Skip to main content

Tommy Hilfiger’s Xplore line of smart clothing is … not so smart after all

It’s 2018, and we have lost sight of the definition of “smart.” Or at least, Tommy Hilfiger has. The fashion brand is the latest to offer so-called smart connected clothing, but rather than designing apparel that will track your heart rate, control your music, or offer navigational assistance like say, Levi’s smart jacket, Tommy Hilfiger’s clothes will reward you for … buying Tommy Hilfiger clothes. Someone send help.

The new Tommy Jeans Xplore garment line leverages embedded Bluetooth smart tags (which really could be used for cool, useful things!) to provide “one-of-a-kind rewards and experiences” to customers. The idea is that the more often you wear the clothes, the more points you’ll be able to earn. Think of it as Tommy’s thank you for being a brand ambassador — or rather, Tommy’s bribe to get you to exclusively wear their clothing.

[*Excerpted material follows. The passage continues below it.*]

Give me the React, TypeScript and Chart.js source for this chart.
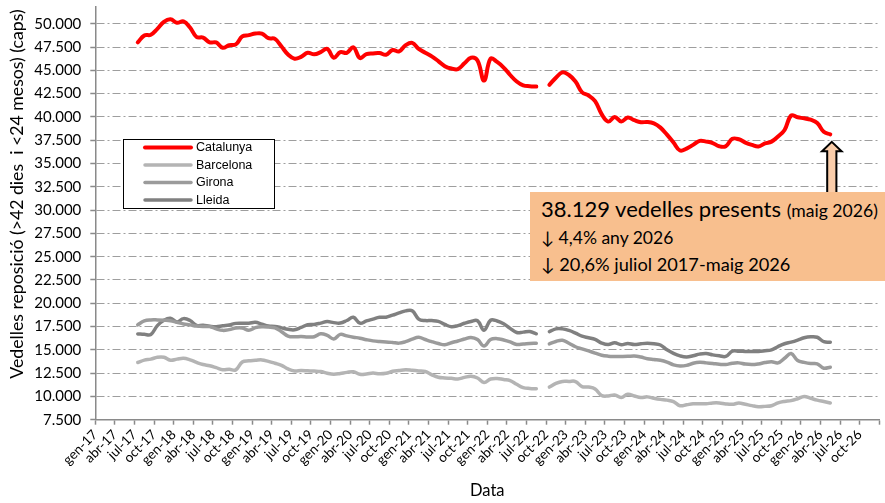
import React, { useEffect, useRef } from 'react';
import { Chart, registerables } from 'chart.js';

Chart.register(...registerables);

// months are counted from gen-17 (index 0); the series start at jul-17 (index 6)
const FIRST_MONTH = 6;
const AXIS_MONTHS = 120;

const quarterLabels = [
  'gen-17', 'abr-17', 'jul-17', 'oct-17',
  'gen-18', 'abr-18', 'jul-18', 'oct-18',
  'gen-19', 'abr-19', 'jul-19', 'oct-19',
  'gen-20', 'abr-20', 'jul-20', 'oct-20',
  'gen-21', 'abr-21', 'jul-21', 'oct-21',
  'gen-22', 'abr-22', 'jul-22', 'oct-22',
  'gen-23', 'abr-23', 'jul-23', 'oct-23',
  'gen-24', 'abr-24', 'jul-24', 'oct-24',
  'gen-25', 'abr-25', 'jul-25', 'oct-25',
  'gen-26', 'abr-26', 'jul-26', 'oct-26',
];

const yTickValues = [
  7500, 10000, 12500, 15000, 17500, 20000, 22500, 25000, 27500,
  30000, 32500, 35000, 37500, 40000, 42500, 45000, 47500, 50000,
];

// monthly values jul-17 .. maig-26 (null = no data, set-22)
const catalunya = [
  48000, 48750, 48820, 49450, 50200, 50480,
  50100, 50250, 49600, 48580, 48520, 48000,
  48000, 47420, 47700, 47780, 48650, 48780,
  48950, 48950, 48450, 48380, 47560, 46700,
  46250, 46450, 46880, 46720, 46950, 47310,
  46350, 46950, 46880, 47480, 46320, 46750,
  46820, 46850, 46680, 47180, 47030, 47700,
  47950, 47300, 46900, 46500, 46000, 45450,
  45200, 45130, 45750, 46350, 46050, 43900,
  46250, 45900, 45300, 44500, 43800, 43380,
  43300, 43260, null, 43450, 44200, 44780,
  44500, 43800, 42650, 42300, 41700, 40300,
  39500, 40000, 39520, 39930, 39650, 39440,
  39450, 39300, 38850, 38100, 37250, 36390,
  36600, 37000, 37430, 37350, 37200, 36850,
  36850, 37650, 37600, 37250, 37000, 36830,
  37150, 37350, 37900, 38600, 40150, 39960,
  39850, 39700, 39350, 38400, 38129,
];

const barcelona = [
  13640, 13900, 14000, 14200, 14200, 13880,
  14000, 14100, 13930, 13650, 13420, 13290,
  13090, 12870, 12910, 12850, 13700, 13820,
  13870, 13920, 13760, 13560, 13340, 12950,
  12730, 12780, 12750, 12720, 12670, 12490,
  12390, 12470, 12580, 12640, 12380, 12400,
  12500, 12430, 12480, 12700, 12780, 12850,
  12800, 12740, 12670, 12320, 12050, 11980,
  11940, 11880, 12040, 12170, 11980, 11500,
  11870, 11930, 11820, 11700, 11300, 10950,
  10850, 10820, null, 11000, 11400, 11610,
  11610, 11600, 11050, 11000, 10800, 10100,
  10050, 10150, 9880, 10230, 10050, 9880,
  9950, 9800, 9680, 9600, 9450, 9000,
  9100, 9210, 9210, 9210, 9300, 9300,
  9190, 9150, 9280, 9150, 9010, 8900,
  8930, 9000, 9300, 9460, 9550, 9750,
  10000, 9800, 9600, 9450, 9300,
];

const girona = [
  17680, 18100, 18210, 18210, 18180, 18130,
  17950, 17780, 17680, 17550, 17500, 17500,
  17250, 17090, 17170, 17350, 17350, 17100,
  17380, 17480, 17450, 17350, 16950, 16480,
  16400, 16430, 16380, 16400, 16720, 16550,
  16170, 16660, 16500, 16360, 16250, 16090,
  15960, 15890, 15850, 15790, 15720, 15880,
  16150, 16350, 16110, 15880, 15680, 15540,
  15760, 15950, 16160, 16320, 16100, 15400,
  16100, 16200, 16060, 15850, 15580, 15620,
  15680, 15710, null, 15640, 15900, 16030,
  15700, 15330, 15100, 14880, 14650, 14420,
  14320, 14290, 14290, 14300, 14340, 14230,
  14050, 13960, 13880, 13690, 13380, 13260,
  13330, 13560, 13660, 13600, 13530, 13450,
  13420, 13560, 13600, 13470, 13420, 13490,
  13630, 13720, 13600, 14100, 14600, 13850,
  13650, 13530, 13500, 13030, 13140,
];

const lleida = [
  16710, 16660, 16650, 17600, 18170, 18380,
  18000, 18350, 18150, 17620, 17630, 17530,
  17480, 17590, 17670, 17840, 17860, 17860,
  17950, 17750, 17560, 17510, 17360, 17200,
  17150, 17400, 17690, 17730, 17870, 18030,
  17920, 17880, 18150, 18490, 17860, 18100,
  18300, 18490, 18500, 18720, 18960, 19180,
  19200, 18300, 18140, 18140, 18060, 17720,
  17480, 17600, 17850, 18050, 18120, 17100,
  18180, 18100, 17800, 17300, 16860, 16900,
  16960, 16720, null, 16960, 17250, 17250,
  17080, 16800, 16470, 16300, 16120, 15730,
  15560, 15750, 15550, 15680, 15560, 15650,
  15700, 15650, 15520, 15000, 14620, 14350,
  14230, 14360, 14540, 14600, 14460, 14360,
  14290, 14850, 14860, 14820, 14820, 14820,
  14900, 15000, 15350, 15650, 15830, 16050,
  16300, 16400, 16350, 15880, 15820,
];

const seriesNames = ['Catalunya', 'Barcelona', 'Girona', 'Lleida'];
const seriesValues = [catalunya, barcelona, girona, lleida];

// styles (kept apart from the data)
const seriesColors = ['#FF0000', '#B4B4B4', '#9B9B9B', '#808080'];
const seriesWidths = [4, 3.5, 3.5, 3.5];

const Y_MIN = 7500;
const Y_MAX = 51800;

const yTitle = 'Vedelles reposició (>42 dies  i <24 mesos) (caps)';
const xTitle = 'Data';

const annotationMain = '38.129 vedelles presents';
const annotationDate = '(maig 2026)';
const annotationLine2 = '↓ 4,4% any 2026';
const annotationLine3 = '↓ 20,6% juliol 2017-maig 2026';

const FONT = 'Lato, "Open Sans", sans-serif';
const AXIS_GREY = '#8A8A8A';

const toPoints = (values: (number | null)[]) =>
  values.map((v, i) => ({ x: FIRST_MONTH + i + 0.5, y: v }));

const fmtThousands = (v: number) =>
  Math.round(v).toString().replace(/\B(?=(\d{3})+(?!\d))/g, '.');

const overlayPlugin = {
  id: 'overlay',
  afterDatasetsDraw(chart: any) {
    const { ctx, scales } = chart;
    const xs = scales.x;
    const ys = scales.y;

    // y-axis title
    ctx.save();
    ctx.translate(17.5, 194);
    ctx.rotate(-Math.PI / 2);
    ctx.font = '17.7px ' + FONT;
    ctx.fillStyle = '#000';
    ctx.textAlign = 'center';
    ctx.textBaseline = 'middle';
    ctx.fillText(yTitle, 0, 0);
    ctx.restore();

    // arrow pointing to the last Catalunya value
    const lastIdx = catalunya.length - 1;
    const ax = xs.getPixelForValue(FIRST_MONTH + lastIdx + 0.5) + 1.5;
    const tipY = ys.getPixelForValue(catalunya[lastIdx] as number) + 7.5;
    const baseY = 198;
    ctx.save();
    ctx.beginPath();
    ctx.moveTo(ax, tipY);
    ctx.lineTo(ax + 9.8, tipY + 9.5);
    ctx.lineTo(ax + 4.6, tipY + 9.5);
    ctx.lineTo(ax + 4.6, baseY);
    ctx.lineTo(ax - 4.6, baseY);
    ctx.lineTo(ax - 4.6, tipY + 9.5);
    ctx.lineTo(ax - 9.8, tipY + 9.5);
    ctx.closePath();
    ctx.fillStyle = '#FACDAA';
    ctx.fill();
    ctx.lineWidth = 2;
    ctx.strokeStyle = '#000';
    ctx.lineJoin = 'miter';
    ctx.stroke();
    ctx.restore();

    // legend box
    const lx = 123.5;
    const ly = 139.5;
    const lw = 151;
    const lh = 69;
    ctx.save();
    ctx.fillStyle = '#FFFFFF';
    ctx.fillRect(lx, ly, lw, lh);
    ctx.strokeStyle = '#000';
    ctx.lineWidth = 1;
    ctx.strokeRect(lx, ly, lw, lh);
    ctx.font = '12.5px "Liberation Sans", Arial, sans-serif';
    ctx.textBaseline = 'middle';
    ctx.textAlign = 'left';
    seriesNames.forEach((name, i) => {
      const yy = 147.5 + i * 17.5;
      ctx.beginPath();
      ctx.strokeStyle = seriesColors[i];
      ctx.lineWidth = seriesWidths[i];
      ctx.lineCap = 'round';
      ctx.moveTo(145, yy);
      ctx.lineTo(191, yy);
      ctx.stroke();
      ctx.fillStyle = '#000';
      ctx.fillText(name, 196, yy + 0.5);
    });
    ctx.restore();
  },
};

export default function App() {
  const canvasRef = useRef<HTMLCanvasElement | null>(null);

  useEffect(() => {
    const canvas = canvasRef.current;
    if (!canvas) return;
    const chart = new Chart(canvas, {
      type: 'line',
      data: {
        datasets: seriesNames.map((name, i) => ({
          label: name,
          data: toPoints(seriesValues[i]),
          borderColor: seriesColors[i],
          backgroundColor: seriesColors[i],
          borderWidth: seriesWidths[i],
          pointRadius: 0,
          pointHoverRadius: 0,
          tension: 0.4,
          spanGaps: false,
          fill: false,
          borderCapStyle: 'round',
          borderJoinStyle: 'round',
        })),
      },
      options: {
        animation: false,
        responsive: false,
        devicePixelRatio: 1,
        layout: { padding: { left: 0, right: 5.7, top: 7, bottom: 0 } },
        plugins: {
          legend: { display: false },
          tooltip: { enabled: false },
        },
        scales: {
          x: {
            type: 'linear',
            min: 0,
            max: AXIS_MONTHS,
            ticks: {
              stepSize: 3,
              autoSkip: false,
              maxRotation: 45,
              minRotation: 45,
              padding: 2,
              color: '#000',
              font: { family: FONT, size: 13.5 },
              callback: (v: any) => {
                const idx = Math.round(Number(v) / 3);
                return quarterLabels[idx] ?? '';
              },
            },
            grid: {
              drawOnChartArea: false,
              drawTicks: true,
              tickLength: 5,
              tickColor: AXIS_GREY,
              tickWidth: 1.5,
              tickBorderDash: [],
            },
            border: { display: true, color: AXIS_GREY, width: 1.5 },
            title: {
              display: true,
              text: xTitle,
              color: '#000',
              font: { family: FONT, size: 16.5 },
              padding: { top: 0, bottom: 2 },
            },
            afterFit: (s: any) => {
              s.height = 83.3;
              s.paddingLeft = 0;
              s.paddingRight = 0;
            },
          },
          y: {
            type: 'linear',
            min: Y_MIN,
            max: Y_MAX,
            afterBuildTicks: (s: any) => {
              s.ticks = yTickValues.map((v) => ({ value: v }));
            },
            ticks: {
              padding: 9,
              color: '#000',
              font: { family: FONT, size: 15 },
              callback: (v: any) => fmtThousands(Number(v)),
            },
            grid: {
              color: '#9E9E9E',
              lineWidth: 1,
              drawTicks: true,
              tickLength: 5,
              tickColor: AXIS_GREY,
              tickWidth: 1.5,
              tickBorderDash: [],
            },
            border: { display: true, color: AXIS_GREY, width: 1.5, dash: [8, 3, 2, 3] },
            title: { display: false },
            afterFit: (s: any) => {
              s.width = 95.3;
              s.paddingTop = 0;
              s.paddingBottom = 0;
            },
          },
        },
      },
      plugins: [overlayPlugin],
    } as any);
    return () => chart.destroy();
  }, []);

  return (
    <div style={{ position: 'fixed', left: 0, top: 0, width: 885, height: 503, background: '#fff', overflow: 'hidden' }}>
      <canvas ref={canvasRef} width={885} height={503} style={{ width: 885, height: 503, display: 'block' }} />
      <div
        style={{
          position: 'absolute',
          left: 530,
          top: 192,
          width: 355,
          height: 89,
          background: '#F8BF8E',
          fontFamily: FONT,
          color: '#000',
          whiteSpace: 'nowrap',
        }}
      >
        <div style={{ position: 'absolute', left: 11, top: 5.8, fontSize: 22, lineHeight: 1 }}>
          {annotationMain} <span style={{ fontSize: 17.6 }}>{annotationDate}</span>
        </div>
        <div style={{ position: 'absolute', left: 11, top: 37, fontSize: 17.5, lineHeight: 1 }}>{annotationLine2}</div>
        <div style={{ position: 'absolute', left: 11, top: 63, fontSize: 18.2, lineHeight: 1 }}>{annotationLine3}</div>
      </div>
    </div>
  );
}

Tommy’s new Xplore line spans both women’s and men’s collections, and also boasts a few unisex offerings. Currently, it’s available only in the United States both via Tommy Hilfiger’s website and the company’s flagship store located on 5th Avenue in New York City.

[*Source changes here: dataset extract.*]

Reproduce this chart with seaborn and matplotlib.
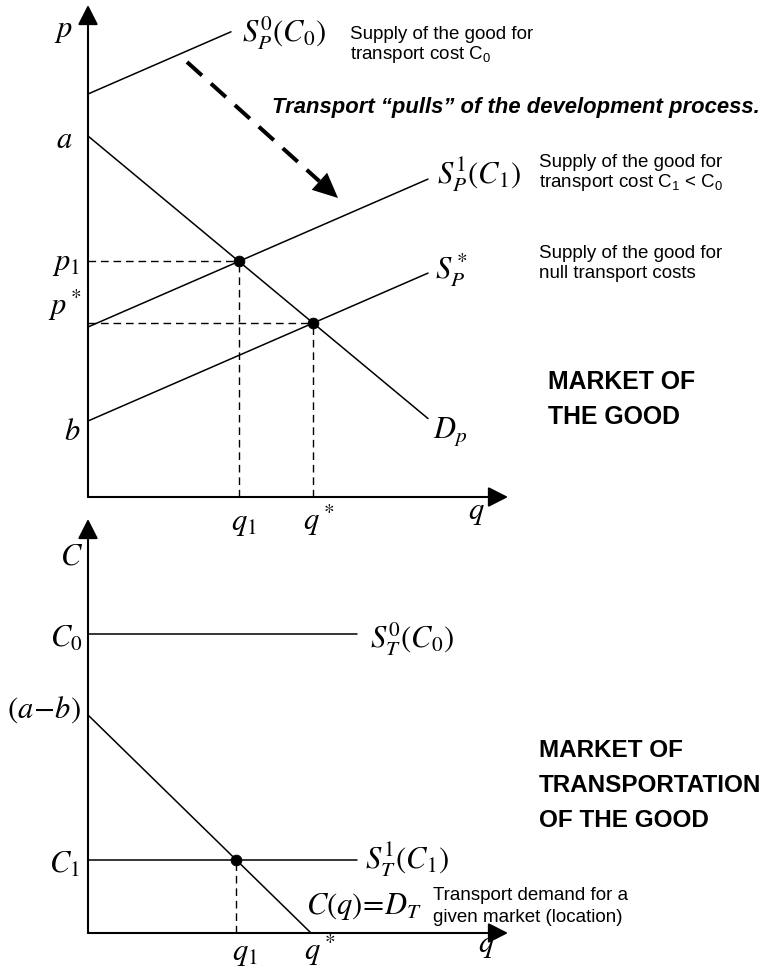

If you’re curious about just what Tommy wants to pay you to wear, the clothing options do seem pretty extensive, so at least you won’t be recycling the same outfits over and over again in hopes of earning those points. The line includes T-shirts, sweatshirts, hoodies, jeans, jackets, caps, and bags, all of which pair with the Tommy Jeans Xplore iOS app via Bluetooth. Once you’ve paired these clothes, you’ll be prompted to take part in challenges in order to garner points. Well, “challenges” is a strong word. You’ll be rewarded for wearing the clothes as often as possible, or for finding heart-shaped Tommy icons within the app’s map. I guess that’s fitness oriented?

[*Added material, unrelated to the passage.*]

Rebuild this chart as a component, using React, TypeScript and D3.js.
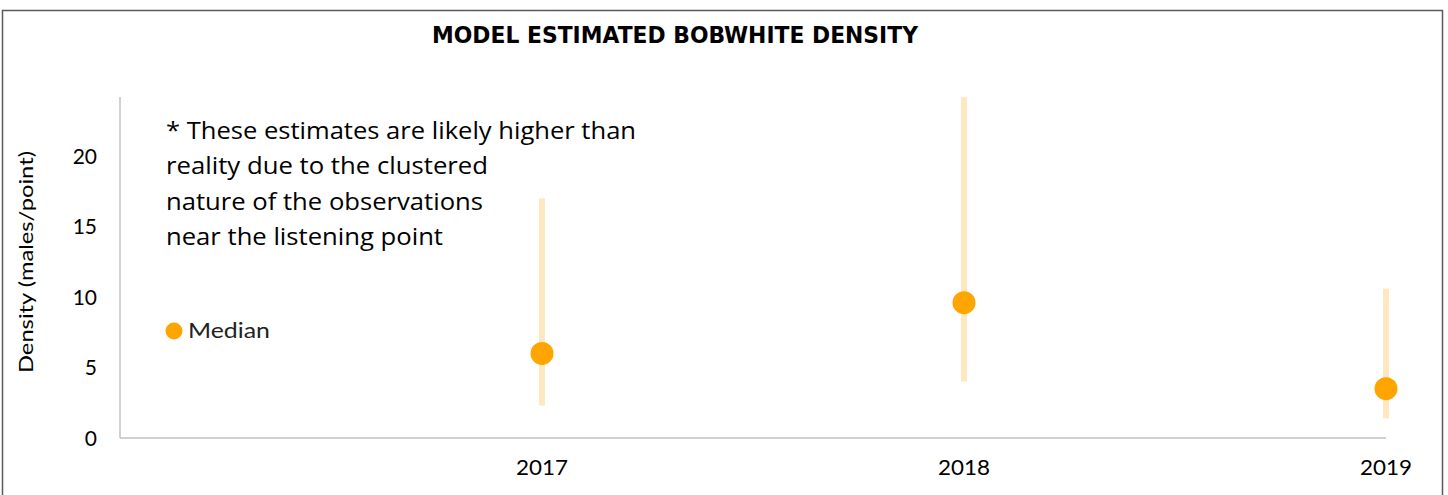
import React from "react";
import * as d3 from "d3";

const categories = ["2017", "2018", "2019"];
const medianValues = [6.0, 9.6, 3.5];
const lowerValues = [2.3, 4.0, 1.4];
const upperValues = [17.0, 24.2, 10.6];
const yTicks = [0, 5, 10, 15, 20];
const noteLines = [
  "* These estimates are likely higher than",
  "reality due to the clustered",
  "nature of the observations",
  "near the listening point",
];
const noteWidths = [470, 322, 317, 277];

const W = 1448;
const H = 495;

export default function App() {
  const x = d3.scaleLinear().domain([0, categories.length]).range([120, 1386]);
  const y = d3.scaleLinear().domain([0, 24.2]).range([438, 97]);
  const font = "'Lato', 'DejaVu Sans', sans-serif";

  return (
    <svg
      width={W}
      height={H}
      style={{ position: "absolute", left: 0, top: 0, background: "#fff" }}
    >
      <rect x={2.5} y={10.5} width={1440} height={500} fill="#fff" stroke="#595959" strokeWidth={1.5} />
      <text
        x={675}
        y={43}
        textAnchor="middle"
        fontFamily="'DejaVu Sans', sans-serif"
        fontWeight="bold"
        fontSize={23}
        textLength={486}
        lengthAdjust="spacingAndGlyphs"
        fill="#000"
      >
        MODEL ESTIMATED BOBWHITE DENSITY
      </text>

      {/* axes */}
      <line x1={120} x2={120} y1={y(24.2)} y2={y(0)} stroke="#c0c0c0" strokeWidth={1.5} />
      <line x1={120} x2={1386} y1={y(0)} y2={y(0)} stroke="#c0c0c0" strokeWidth={1.5} />

      {yTicks.map((t) => (
        <text key={t} x={97} y={y(t) + 7.5} textAnchor="end" fontFamily={font} fontSize={21} fill="#000">
          {t}
        </text>
      ))}
      {categories.map((c, i) => (
        <text
          key={c}
          x={x(i + 1)}
          y={475}
          textAnchor="middle"
          fontFamily={font}
          fontSize={21}
          textLength={52}
          lengthAdjust="spacingAndGlyphs"
          fill="#000"
        >
          {c}
        </text>
      ))}

      <text
        transform={`translate(33,262) rotate(-90)`}
        textAnchor="middle"
        fontFamily={font}
        fontSize={20}
        textLength={222}
        lengthAdjust="spacingAndGlyphs"
        fill="#000"
      >
        Density (males/point)
      </text>

      {/* error bars */}
      {categories.map((c, i) => (
        <rect
          key={"e" + c}
          x={x(i + 1) - 3}
          width={6}
          y={y(upperValues[i])}
          height={y(lowerValues[i]) - y(upperValues[i])}
          fill="#FFE8BF"
        />
      ))}
      {categories.map((c, i) => (
        <circle key={"m" + c} cx={x(i + 1)} cy={y(medianValues[i])} r={11.5} fill="#FFA500" />
      ))}

      {/* note */}
      {noteLines.map((l, i) => (
        <text
          key={i}
          x={166}
          y={139 + i * 35.3}
          fontFamily="'Open Sans', 'Noto Sans', sans-serif"
          fontSize={24}
          textLength={noteWidths[i]}
          lengthAdjust="spacingAndGlyphs"
          fill="#000"
        >
          {l}
        </text>
      ))}

      {/* legend */}
      <circle cx={174} cy={331} r={8.5} fill="#FFA500" />
      <text
        x={188}
        y={338}
        fontFamily={font}
        fontSize={21}
        textLength={82}
        lengthAdjust="spacingAndGlyphs"
        fill="#222"
      >
        Median
      </text>
    </svg>
  );
}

Points you earn can then be turned into rewards like gift cards, signed merchandise, and items from the Tommy Hilfiger archives, to name a few, the company notes.

It’s unclear exactly how successful this program will be, especially since it seems to cater almost exclusively to Tommy super fans who really want to wear a lot of the brand’s clothes all the time. But hey, if it works, it could open up a whole new world for brands looking to add the word “smart” into their marketing materials.